### REQUEST
Give an exact transcription of every line, dropping the images.

### DATA SHOWN

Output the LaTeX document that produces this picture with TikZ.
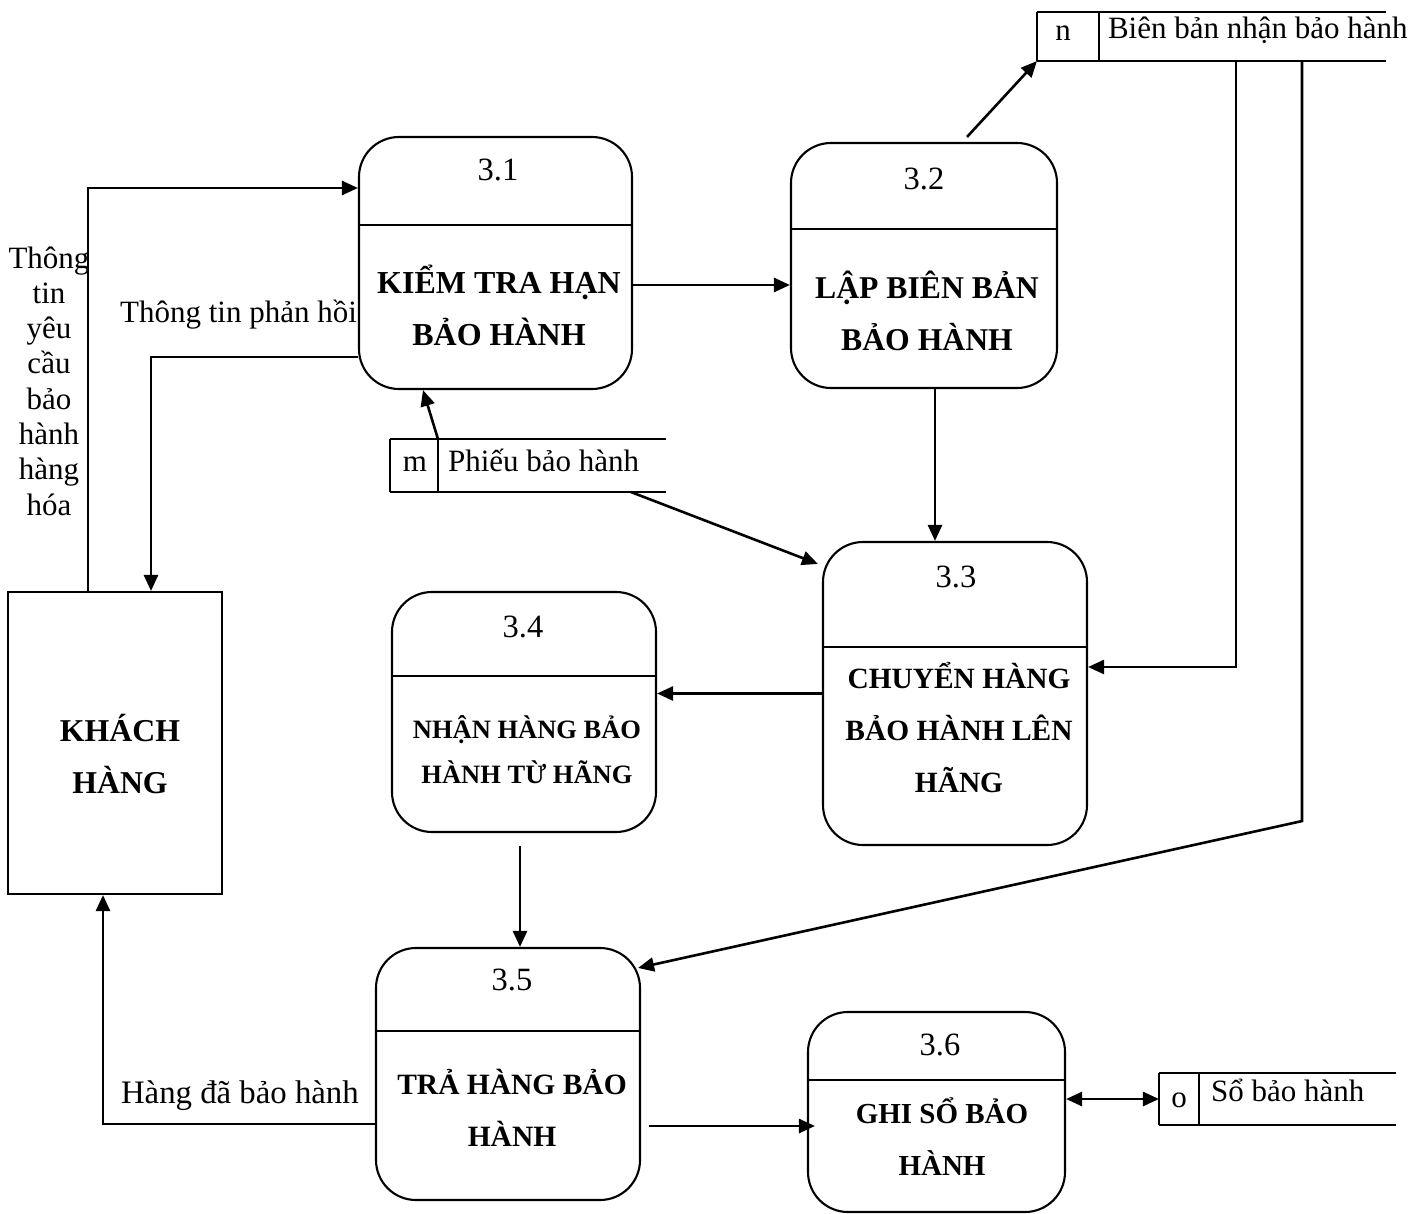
\documentclass[tikz,border=0pt]{standalone}
\usepackage{fontspec}
\setmainfont{Liberation Serif}
\usetikzlibrary{arrows.meta,calc}
\begin{document}
\begin{tikzpicture}[x=1pt,y=-1pt,line width=2.1pt,
  proc/.style={draw, rounded corners=40pt, inner sep=0pt},
  ent/.style={draw, inner sep=0pt},
  store/.style={inner sep=0pt},
  pid/.style={font=\fontsize{32.5}{38}\selectfont, inner sep=0pt},
  pname/.style={font=\bfseries\fontsize{#1}{52}\selectfont, align=center, inner sep=0pt},
  pname/.default=31,
  lbl/.style={font=\fontsize{31}{35.3}\selectfont, inner sep=0pt},
  arr/.style={line width=2.6pt, -{Triangle[length=16pt,width=14pt]}},
  darr/.style={line width=2.6pt, {Triangle[length=16pt,width=14pt]}-{Triangle[length=16pt,width=14pt]}}]
\useasboundingbox (0,0) rectangle (1420,1214);

% external entity
\node[ent, minimum width=214pt, minimum height=302pt] (kh) at (115,743) {};
\node[pname=31.8] (khT) at (120,754) {KHÁCH\\HÀNG};

% processes
\node[proc, minimum width=273pt, minimum height=252pt] (p31) at (495.5,263) {};
\draw ([yshift=-89pt]p31.north west) -- ([yshift=-89pt]p31.north east);
\node[pid] (n31) at (498,170) {3.1};
\node[pname=32] (t31) at (499,305) {KIỂM TRA HẠN\\BẢO HÀNH};

\node[proc, minimum width=266pt, minimum height=245pt] (p32) at (924,265.5) {};
\draw ([yshift=-87pt]p32.north west) -- ([yshift=-87pt]p32.north east);
\node[pid] (n32) at (924,179) {3.2};
\node[pname=31.7] (t32) at (927,311) {LẬP BIÊN BẢN\\BẢO HÀNH};

\node[proc, minimum width=264pt, minimum height=303pt] (p33) at (955,693.5) {};
\draw ([yshift=-106pt]p33.north west) -- ([yshift=-106pt]p33.north east);
\node[pid] (n33) at (956,577) {3.3};
\node[pname=29.4] (t33) at (959,728) {CHUYỂN HÀNG\\BẢO HÀNH LÊN\\HÃNG};

\node[proc, minimum width=264pt, minimum height=240pt] (p34) at (524,712) {};
\draw ([yshift=-85pt]p34.north west) -- ([yshift=-85pt]p34.north east);
\node[pid] (n34) at (523,627) {3.4};
\node[pname, font=\bfseries\fontsize{26.5}{45}\selectfont] (t34) at (527,750) {NHẬN HÀNG BẢO\\HÀNH TỪ HÃNG};

\node[proc, minimum width=264pt, minimum height=252pt] (p35) at (508,1074) {};
\draw ([yshift=-84pt]p35.north west) -- ([yshift=-84pt]p35.north east);
\node[pid] (n35) at (512,980) {3.5};
\node[pname=29.5] (t35) at (512,1108) {TRẢ HÀNG BẢO\\HÀNH};

\node[proc, minimum width=257pt, minimum height=200pt] (p36) at (936.5,1112) {};
\draw ([yshift=-69pt]p36.north west) -- ([yshift=-69pt]p36.north east);
\node[pid] (n36) at (940,1045) {3.6};
\node[pname=29] (t36) at (942,1137) {GHI SỔ BẢO\\HÀNH};

% data stores
\node[store, minimum width=347pt, minimum height=47pt] (sn) at (1211.5,36.5) {};
\draw (sn.north west) -- (sn.north east) (sn.south west) -- (sn.south east)
      (sn.north west) -- (sn.south west)
      ([xshift=62pt]sn.north west) -- ([xshift=62pt]sn.south west);
\node[lbl, anchor=base] (snId) at (1063,41) {n};
\node[lbl, anchor=base west] (snT) at (1107,39) {Biên bản nhận bảo hành};

\node[store, minimum width=274pt, minimum height=51pt] (sm) at (528,465.5) {};
\draw (sm.north west) -- (sm.north east) (sm.south west) -- (sm.south east)
      (sm.north west) -- (sm.south west)
      ([xshift=48pt]sm.north west) -- ([xshift=48pt]sm.south west);
\node[lbl, anchor=base] (smId) at (415,471) {m};
\node[lbl, anchor=base west] (smT) at (447,471) {Phiếu bảo hành};

\node[store, minimum width=235pt, minimum height=50pt] (so) at (1277.5,1099) {};
\draw (so.north west) -- (so.north east) (so.south west) -- (so.south east)
      (so.north west) -- (so.south west)
      ([xshift=40pt]so.north west) -- ([xshift=40pt]so.south west);
\node[lbl, anchor=base] (soId) at (1179,1107) {o};
\node[lbl, anchor=base west] (soT) at (1210,1101) {Sổ bảo hành};

% flow labels
\node[lbl, align=center] (lReq) at (49,381) {Thông\\tin\\yêu\\cầu\\bảo\\hành\\hàng\\hóa};
\node[lbl, anchor=base east] (lFb) at (358,322) {Thông tin phản hồi};
\node[lbl, anchor=base west, font=\fontsize{32.8}{38}\selectfont] (lRet) at (120,1103) {Hàng đã bảo hành};

% data flows
\draw[arr] ([xshift=-27pt]kh.north) |- ([yshift=75pt]p31.west);
\draw[arr] ([yshift=-94pt]p31.west) -| ([xshift=36pt]kh.north);
\draw[arr] ([yshift=-22pt]p31.east) -- ([yshift=-22pt]p31.east -| p32.west);
\draw[arr] ([xshift=43pt,yshift=5pt]p32.north) -- (sn.south west);
\draw[arr] ([xshift=199pt]sn.south west) |- ([yshift=26.5pt]p33.east);
\draw[arr] ([xshift=265pt]sn.south west) -- ++(0,760) -- ([xshift=-3pt,yshift=-21pt]p35.north east);
\draw[arr] ([xshift=11pt]p32.south) -- ([xshift=11pt]p32.south |- p33.north);
\draw[arr] ([xshift=48pt]sm.north west) -- ([xshift=-72.5pt]p31.south);
\draw[arr] ([xshift=-35pt]sm.south east) -- ([xshift=-4pt,yshift=-23pt]p33.north west);
\draw[arr] (p33.west) -- (p33.west -| p34.east);
\draw[arr] ([xshift=-4pt,yshift=-13pt]p34.south) -- ([xshift=12pt]p35.north);
\draw[arr] ([yshift=-50pt]p35.west) -| ([xshift=-12pt]kh.south);
\draw[arr] ([xshift=8pt,yshift=-52pt]p35.east) -- ([xshift=8pt,yshift=-52pt]p35.east -| p36.west);
\draw[darr] (so.west -| p36.east) -- (so.west);
\end{tikzpicture}
\end{document}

### FINISHED TASK
Output the LaTeX document that produces this picture with TikZ.
\documentclass[tikz,border=0pt]{standalone}
\usepackage{fontspec}
\setmainfont{Liberation Serif}
\usetikzlibrary{arrows.meta,calc}
\begin{document}
\begin{tikzpicture}[x=1pt,y=-1pt,line width=2.1pt,
  proc/.style={draw, rounded corners=40pt, inner sep=0pt},
  ent/.style={draw, inner sep=0pt},
  store/.style={inner sep=0pt},
  pid/.style={font=\fontsize{32.5}{38}\selectfont, inner sep=0pt},
  pname/.style={font=\bfseries\fontsize{#1}{52}\selectfont, align=center, inner sep=0pt},
  pname/.default=31,
  lbl/.style={font=\fontsize{31}{35.3}\selectfont, inner sep=0pt},
  arr/.style={line width=2.6pt, -{Triangle[length=16pt,width=14pt]}},
  darr/.style={line width=2.6pt, {Triangle[length=16pt,width=14pt]}-{Triangle[length=16pt,width=14pt]}}]
\useasboundingbox (0,0) rectangle (1420,1214);

% external entity
\node[ent, minimum width=214pt, minimum height=302pt] (kh) at (115,743) {};
\node[pname=31.8] (khT) at (120,754) {KHÁCH\\HÀNG};

% processes
\node[proc, minimum width=273pt, minimum height=252pt] (p31) at (495.5,263) {};
\draw ([yshift=-89pt]p31.north west) -- ([yshift=-89pt]p31.north east);
\node[pid] (n31) at (498,170) {3.1};
\node[pname=32] (t31) at (499,305) {KIỂM TRA HẠN\\BẢO HÀNH};

\node[proc, minimum width=266pt, minimum height=245pt] (p32) at (924,265.5) {};
\draw ([yshift=-87pt]p32.north west) -- ([yshift=-87pt]p32.north east);
\node[pid] (n32) at (924,179) {3.2};
\node[pname=31.7] (t32) at (927,311) {LẬP BIÊN BẢN\\BẢO HÀNH};

\node[proc, minimum width=264pt, minimum height=303pt] (p33) at (955,693.5) {};
\draw ([yshift=-106pt]p33.north west) -- ([yshift=-106pt]p33.north east);
\node[pid] (n33) at (956,577) {3.3};
\node[pname=29.4] (t33) at (959,728) {CHUYỂN HÀNG\\BẢO HÀNH LÊN\\HÃNG};

\node[proc, minimum width=264pt, minimum height=240pt] (p34) at (524,712) {};
\draw ([yshift=-85pt]p34.north west) -- ([yshift=-85pt]p34.north east);
\node[pid] (n34) at (523,627) {3.4};
\node[pname, font=\bfseries\fontsize{26.5}{45}\selectfont] (t34) at (527,750) {NHẬN HÀNG BẢO\\HÀNH TỪ HÃNG};

\node[proc, minimum width=264pt, minimum height=252pt] (p35) at (508,1074) {};
\draw ([yshift=-84pt]p35.north west) -- ([yshift=-84pt]p35.north east);
\node[pid] (n35) at (512,980) {3.5};
\node[pname=29.5] (t35) at (512,1108) {TRẢ HÀNG BẢO\\HÀNH};

\node[proc, minimum width=257pt, minimum height=200pt] (p36) at (936.5,1112) {};
\draw ([yshift=-69pt]p36.north west) -- ([yshift=-69pt]p36.north east);
\node[pid] (n36) at (940,1045) {3.6};
\node[pname=29] (t36) at (942,1137) {GHI SỔ BẢO\\HÀNH};

% data stores
\node[store, minimum width=347pt, minimum height=47pt] (sn) at (1211.5,36.5) {};
\draw (sn.north west) -- (sn.north east) (sn.south west) -- (sn.south east)
      (sn.north west) -- (sn.south west)
      ([xshift=62pt]sn.north west) -- ([xshift=62pt]sn.south west);
\node[lbl, anchor=base] (snId) at (1063,41) {n};
\node[lbl, anchor=base west] (snT) at (1107,39) {Biên bản nhận bảo hành};

\node[store, minimum width=274pt, minimum height=51pt] (sm) at (528,465.5) {};
\draw (sm.north west) -- (sm.north east) (sm.south west) -- (sm.south east)
      (sm.north west) -- (sm.south west)
      ([xshift=48pt]sm.north west) -- ([xshift=48pt]sm.south west);
\node[lbl, anchor=base] (smId) at (415,471) {m};
\node[lbl, anchor=base west] (smT) at (447,471) {Phiếu bảo hành};

\node[store, minimum width=235pt, minimum height=50pt] (so) at (1277.5,1099) {};
\draw (so.north west) -- (so.north east) (so.south west) -- (so.south east)
      (so.north west) -- (so.south west)
      ([xshift=40pt]so.north west) -- ([xshift=40pt]so.south west);
\node[lbl, anchor=base] (soId) at (1179,1107) {o};
\node[lbl, anchor=base west] (soT) at (1210,1101) {Sổ bảo hành};

% flow labels
\node[lbl, align=center] (lReq) at (49,381) {Thông\\tin\\yêu\\cầu\\bảo\\hành\\hàng\\hóa};
\node[lbl, anchor=base east] (lFb) at (358,322) {Thông tin phản hồi};
\node[lbl, anchor=base west, font=\fontsize{32.8}{38}\selectfont] (lRet) at (120,1103) {Hàng đã bảo hành};

% data flows
\draw[arr] ([xshift=-27pt]kh.north) |- ([yshift=75pt]p31.west);
\draw[arr] ([yshift=-94pt]p31.west) -| ([xshift=36pt]kh.north);
\draw[arr] ([yshift=-22pt]p31.east) -- ([yshift=-22pt]p31.east -| p32.west);
\draw[arr] ([xshift=43pt,yshift=5pt]p32.north) -- (sn.south west);
\draw[arr] ([xshift=199pt]sn.south west) |- ([yshift=26.5pt]p33.east);
\draw[arr] ([xshift=265pt]sn.south west) -- ++(0,760) -- ([xshift=-3pt,yshift=-21pt]p35.north east);
\draw[arr] ([xshift=11pt]p32.south) -- ([xshift=11pt]p32.south |- p33.north);
\draw[arr] ([xshift=48pt]sm.north west) -- ([xshift=-72.5pt]p31.south);
\draw[arr] ([xshift=-35pt]sm.south east) -- ([xshift=-4pt,yshift=-23pt]p33.north west);
\draw[arr] (p33.west) -- (p33.west -| p34.east);
\draw[arr] ([xshift=-4pt,yshift=-13pt]p34.south) -- ([xshift=12pt]p35.north);
\draw[arr] ([yshift=-50pt]p35.west) -| ([xshift=-12pt]kh.south);
\draw[arr] ([xshift=8pt,yshift=-52pt]p35.east) -- ([xshift=8pt,yshift=-52pt]p35.east -| p36.west);
\draw[darr] (so.west -| p36.east) -- (so.west);
\end{tikzpicture}
\end{document}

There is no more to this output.